What is Debt?
08.23
Now that you are ready to fill out the major educational financial aid form or the FAFSA (Free Application for Federal Student Aid), you must recognize the difference between good debt and bad debt. Basically, it’s imperative to know what is debt in the eyes of the financial aid officer and how to turn your debt to your advantage.
Just like in real life, there is good debt and there is bad debt. These two shall never meet. So it’s best to start off with what is bad debt and how to eliminate or vastly decrease bad debt for the base year.
Examples of Bad Debt:
- Student loans of parents (i.e. Stafford loans, etc.)
- Personal loans (including car loans)
- Unsecured loans
- Unpaid credit card bill(s)
These debts are terrible because they simply do not qualify as debt on the FAFSA. (Please note: The CSS Profile is different. It does take into account some of the above listed debt. To see which debt qualifies, please read CSS Profile.) To the federal government and financial aid officers at colleges, the above listed debt is not part of the formula to evaluate each student’s financial aid.
Parents should make a conscious effort to pay off any of this debt, or if possible transfer any of their bad debt into good debt (as listed below).
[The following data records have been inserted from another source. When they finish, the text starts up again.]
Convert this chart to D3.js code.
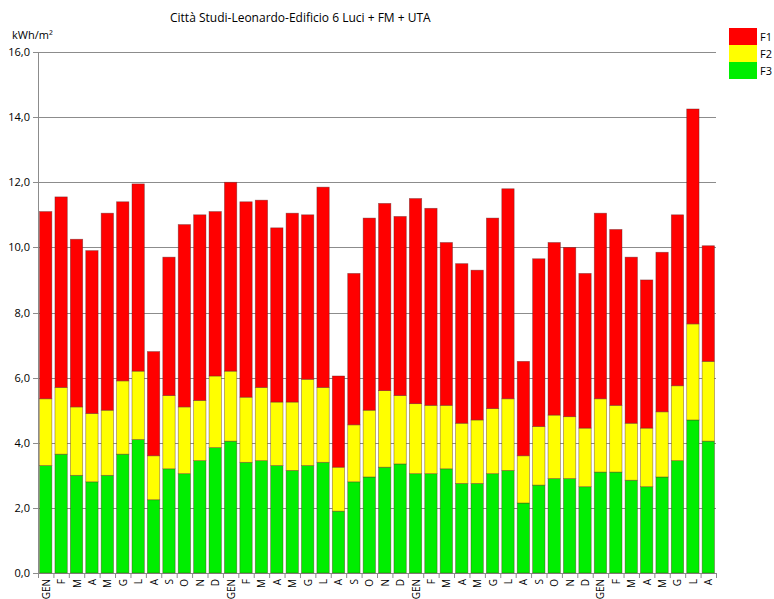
<!DOCTYPE html>
<html>
<head>
<meta charset="utf-8">
<script src="https://cdn.jsdelivr.net/npm/d3@7"></script>
<style>
	body { margin: 0; background: #fff; }
	text { font-family: "Open Sans", "Noto Sans", sans-serif; fill: #000; }
</style>
</head>
<body>
<svg id="chart"></svg>
<script>
// Month labels (four years, last one up to August).
var months = ["GEN","F","M","A","M","G","L","A","S","O","N","D",
	"GEN","F","M","A","M","G","L","A","S","O","N","D",
	"GEN","F","M","A","M","G","L","A","S","O","N","D",
	"GEN","F","M","A","M","G","L","A"];

// F3 band (bottom, green), kWh/m2.
var f3 = [3.3,3.65,3.0,2.8,3.0,3.65,4.1,2.25,3.2,3.05,3.45,3.85,
	4.05,3.4,3.45,3.3,3.15,3.3,3.4,1.9,2.8,2.95,3.25,3.35,
	3.05,3.05,3.2,2.75,2.75,3.05,3.15,2.15,2.7,2.9,2.9,2.65,
	3.1,3.1,2.85,2.65,2.95,3.45,4.7,4.05];

// F2 band (middle, yellow).
var f2 = [2.05,2.05,2.1,2.1,2.0,2.25,2.1,1.35,2.25,2.05,1.85,2.2,
	2.15,2.0,2.25,1.95,2.1,2.65,2.3,1.35,1.75,2.05,2.35,2.1,
	2.15,2.1,1.95,1.85,1.95,2.0,2.2,1.45,1.8,1.95,1.9,1.8,
	2.25,2.05,1.75,1.8,2.0,2.3,2.95,2.45];

// F1 band (top, red).
var f1 = [5.75,5.85,5.15,5.0,6.05,5.5,5.75,3.2,4.25,5.6,5.7,5.05,
	5.8,6.0,5.75,5.35,5.8,5.05,6.15,2.8,4.65,5.9,5.75,5.5,
	6.3,6.05,5.0,4.9,4.6,5.85,6.45,2.9,5.15,5.3,5.2,4.75,
	5.7,5.4,5.1,4.55,4.9,5.25,6.6,3.55];

var yTicks = [0,2,4,6,8,10,12,14,16];
var seriesKeys = ["F3","F2","F1"];
var seriesColors = {"F1": "#ff0000", "F2": "#ffff00", "F3": "#00ee00"};

// Definitions.
var width = 774;
var height = 599;
var plotLeft = 38;
var plotRight = 716;
var plotTop = 52;
var plotBottom = 573;

var svg = d3.select("#chart")
	.attr("width", width)
	.attr("height", height);

// Build the rows for the stack.
var rows = [];
for (var i = 0; i < months.length; i++)
{
	rows.push({"idx" : i, "label" : months[i], "F1" : f1[i], "F2" : f2[i], "F3" : f3[i]});
}
var stacked = d3.stack().keys(seriesKeys)(rows);

var x = d3.scaleBand()
	.domain(d3.range(months.length))
	.range([plotLeft, plotRight])
	.paddingInner(0.2)
	.paddingOuter(0.1);

var y = d3.scaleLinear()
	.domain([0, 16])
	.range([plotBottom, plotTop]);

// Gridlines.
svg.append("g")
	.selectAll("line")
	.data(yTicks)
	.enter()
	.append("line")
	.attr("x1", plotLeft - 5)
	.attr("x2", plotRight)
	.attr("y1", function(d) { return Math.round(y(d)) + 0.5; })
	.attr("y2", function(d) { return Math.round(y(d)) + 0.5; })
	.attr("stroke", "#8c8c8c")
	.attr("stroke-width", 1);

// Y axis labels.
svg.append("g")
	.selectAll("text")
	.data(yTicks)
	.enter()
	.append("text")
	.attr("x", plotLeft - 8)
	.attr("y", function(d) { return y(d) + 4; })
	.attr("text-anchor", "end")
	.style("font-size", "11px")
	.text(function(d) { return d3.format(".1f")(d).replace(".", ","); });

// Bars.
var layers = svg.append("g")
	.selectAll("g")
	.data(stacked)
	.enter()
	.append("g")
	.attr("fill", function(d) { return seriesColors[d.key]; });

layers.selectAll("rect")
	.data(function(d) { return d; })
	.enter()
	.append("rect")
	.attr("x", function(d) { return x(d.data.idx); })
	.attr("width", x.bandwidth())
	.attr("y", function(d) { return y(d[1]); })
	.attr("height", function(d) { return y(d[0]) - y(d[1]); })
	.attr("stroke", "rgba(90,40,40,0.55)")
	.attr("stroke-width", 0.7);

// Y axis line and bottom ticks.
svg.append("line")
	.attr("x1", plotLeft + 0.5)
	.attr("x2", plotLeft + 0.5)
	.attr("y1", plotTop)
	.attr("y2", plotBottom)
	.attr("stroke", "#8c8c8c");

svg.append("g")
	.selectAll("line")
	.data(d3.range(months.length + 1))
	.enter()
	.append("line")
	.attr("x1", function(d) { return plotLeft + d * x.step() + 0.5; })
	.attr("x2", function(d) { return plotLeft + d * x.step() + 0.5; })
	.attr("y1", plotBottom)
	.attr("y2", plotBottom + 5)
	.attr("stroke", "#8c8c8c");

// X labels, rotated.
svg.append("g")
	.selectAll("text")
	.data(rows)
	.enter()
	.append("text")
	.attr("transform", function(d) { return "translate(" + (x(d.idx) + x.bandwidth() / 2 + 4) + "," + (plotBottom + 6) + ") rotate(-90)"; })
	.attr("text-anchor", "end")
	.style("font-size", "10px")
	.text(function(d) { return d.label; });

// Title and unit.
svg.append("text")
	.attr("x", 170)
	.attr("y", 22)
	.style("font-size", "12px")
	.text("Città Studi-Leonardo-Edificio 6  Luci + FM + UTA");

svg.append("text")
	.attr("x", 12)
	.attr("y", 39)
	.style("font-size", "11px")
	.text("kWh/m²");

// Legend.
var legendKeys = ["F1","F2","F3"];
var legend = svg.append("g")
	.selectAll("g")
	.data(legendKeys)
	.enter()
	.append("g")
	.attr("transform", function(d, i) { return "translate(729," + (28 + i * 17) + ")"; });
legend.append("rect")
	.attr("width", 28)
	.attr("height", 17)
	.attr("fill", function(d) { return seriesColors[d]; });
legend.append("text")
	.attr("x", 31)
	.attr("y", 13)
	.style("font-size", "11px")
	.text(function(d) { return d; });
</script>
</body>
</html>
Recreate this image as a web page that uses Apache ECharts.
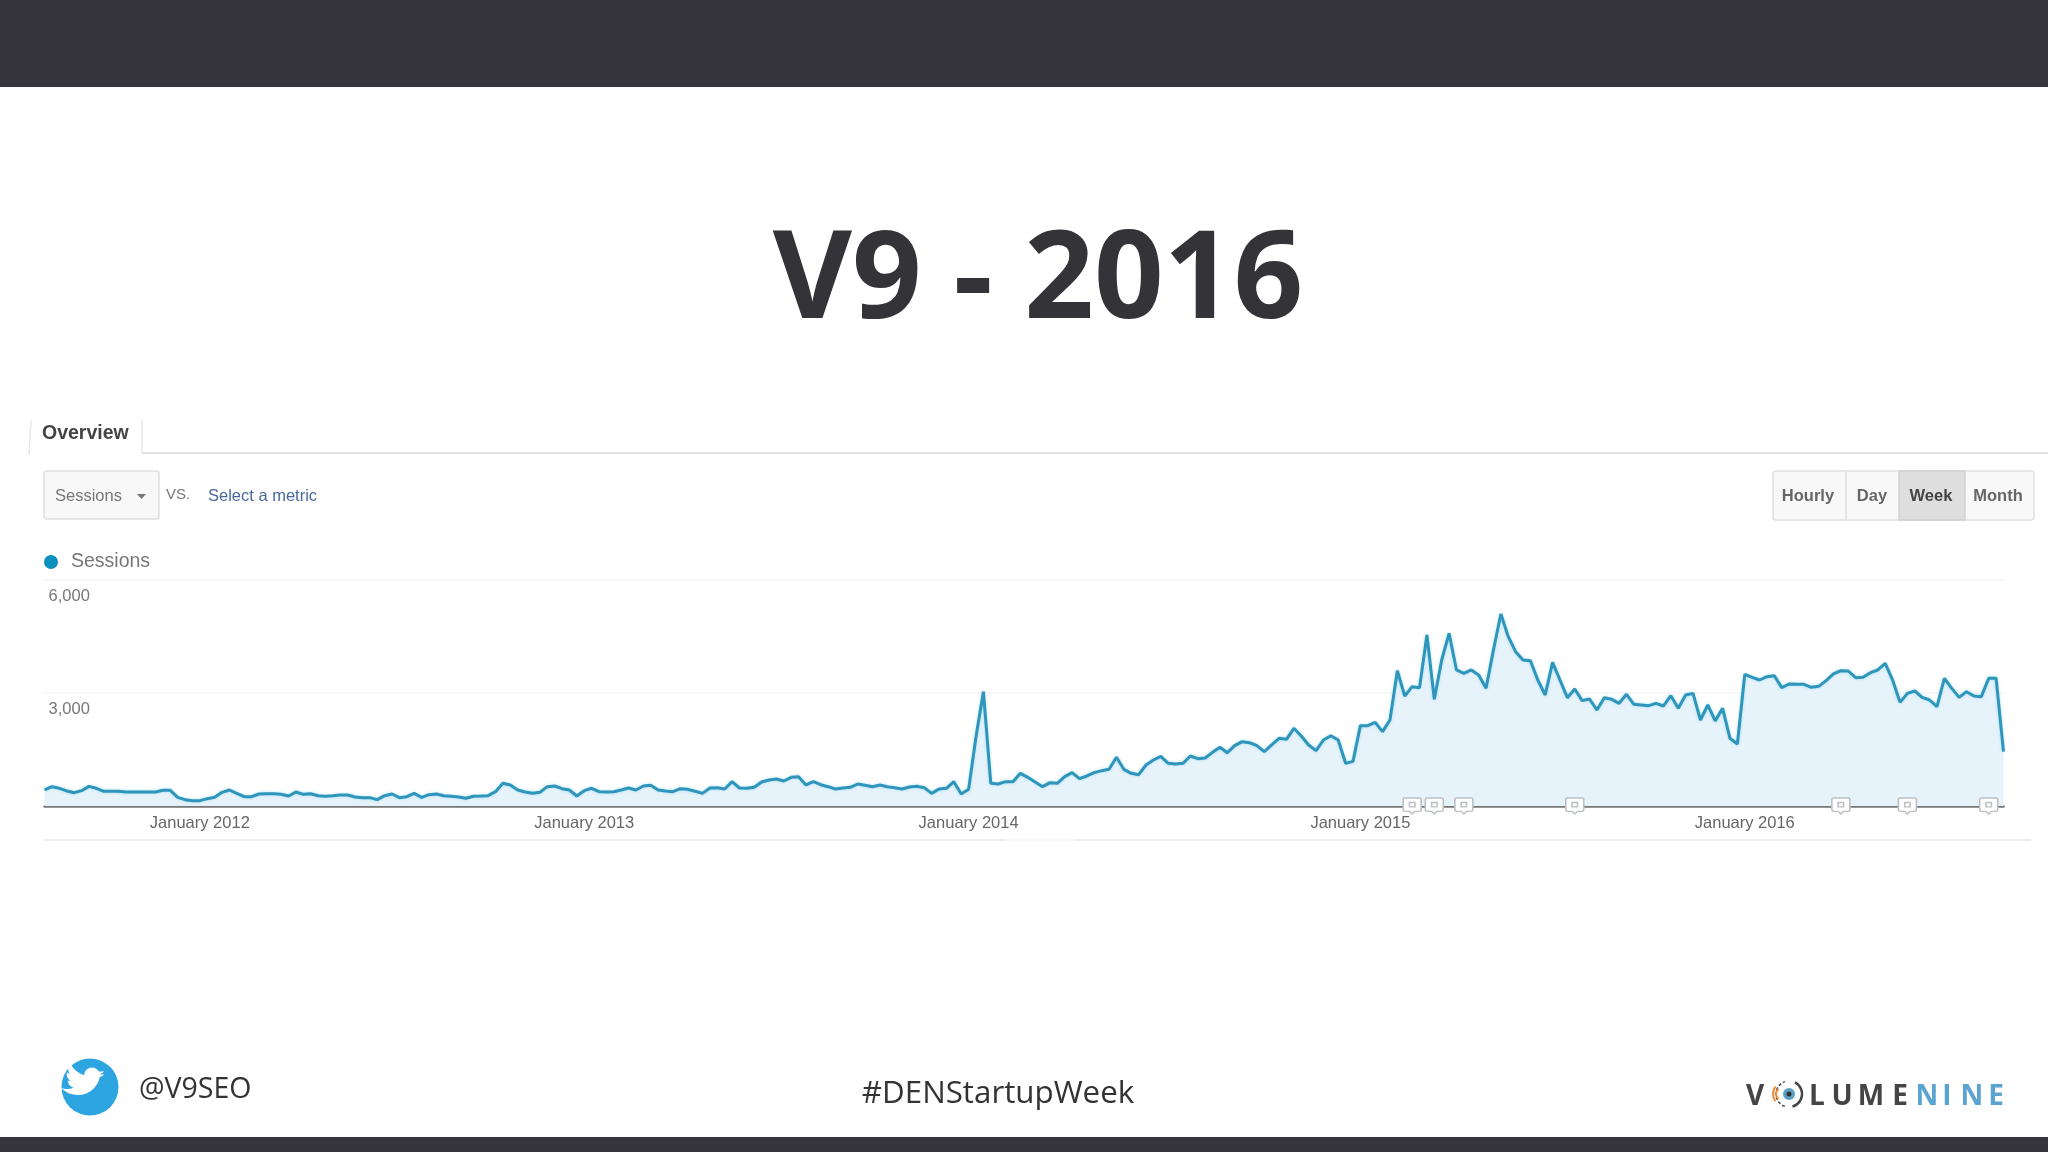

For example, for those parents who have massive credit card debt, it is time to start chipping away at the amount. Start this process leading into and during the base year to lower your overall income dramatically. For instance, if both parents make a combined income of $200,000 a year, and they’ve amassed credit card debt in the amount of $20,000, it’s time to start paying off monthly installments to eliminate this debt. Doing so will lower the overall amount in the parents’ checking account, and subsequently, lower the overall numbers of disposable income on the FAFSA. Remember, the poorer you look, the better chance of receiving more student college financial aid.
Now let’s discuss good debt.
Examples of Good Debt:
- First and second mortgages (varies by college)
- Home equity loans
- Margin loans (secured loans from a broker)
- Passbook loans (secured loans by funds from savings accounts)
This debt is good because the financial aid formula takes into account these debts. Thus, here is a good opportunity to lower your disposable income on paper. If you can transfer any of the bad debt into good debt, go ahead and do so before the base year. Once the base year starts, you are set with good debt.
Now that you know what is debt, make sure to follow the above steps to ensure your debt is good. And always check with a highly reputable financial advisor and/or CPA before making any major financial decisions. Please check with each college’s financial aid formula to double-check what is good debt.
© White Picket College, 2010 – College Funding for the Upper Middle Class



This is great advice! Most families have no idea about the differences in types of debt and how to best optimize their finances for the FAFSA. With the new school year starting, it’s a perfect time to start looking at finances for the new FAFSA in January. Keep up the great posts!
Thanks Jeff!
Is a Home Equity Line of Credit a Good or Bad debt? Thanks
Hi Maria,
Thanks for commenting. This is quite a tricky question.
According to Suze Orman’s Action Plan, Orman says “I have never liked it when families increase their housing debt to pay for school. It typically leaves parents severely in debt just at the point when they should be focusing on paying off their mortgage debt, not increasing it, to prepare for retirement” (page 160). She is referring to HELOC (Home Equity Line of Credit).
We agree with Orman. If you keep taking out lines of credit on your house, when will you ever own the house? Though HELOC is a fancy name, it is simply a second mortgage. It is best to check with a highly reputable financial advisor and/or CPA, since taking out a HELOC is individual to each person’s financial circumstance.
However, as stated in the above article, first and second mortgages can be good debt in the eyes of the financial aid formula. So, our advice would be to check with the colleges the student is applying to and then decide from there. Also, how far are you from retirement? That will make a difference in your final decision.
As for a simple answer to your question: HELOC can be good or bad debt, depending on the situation.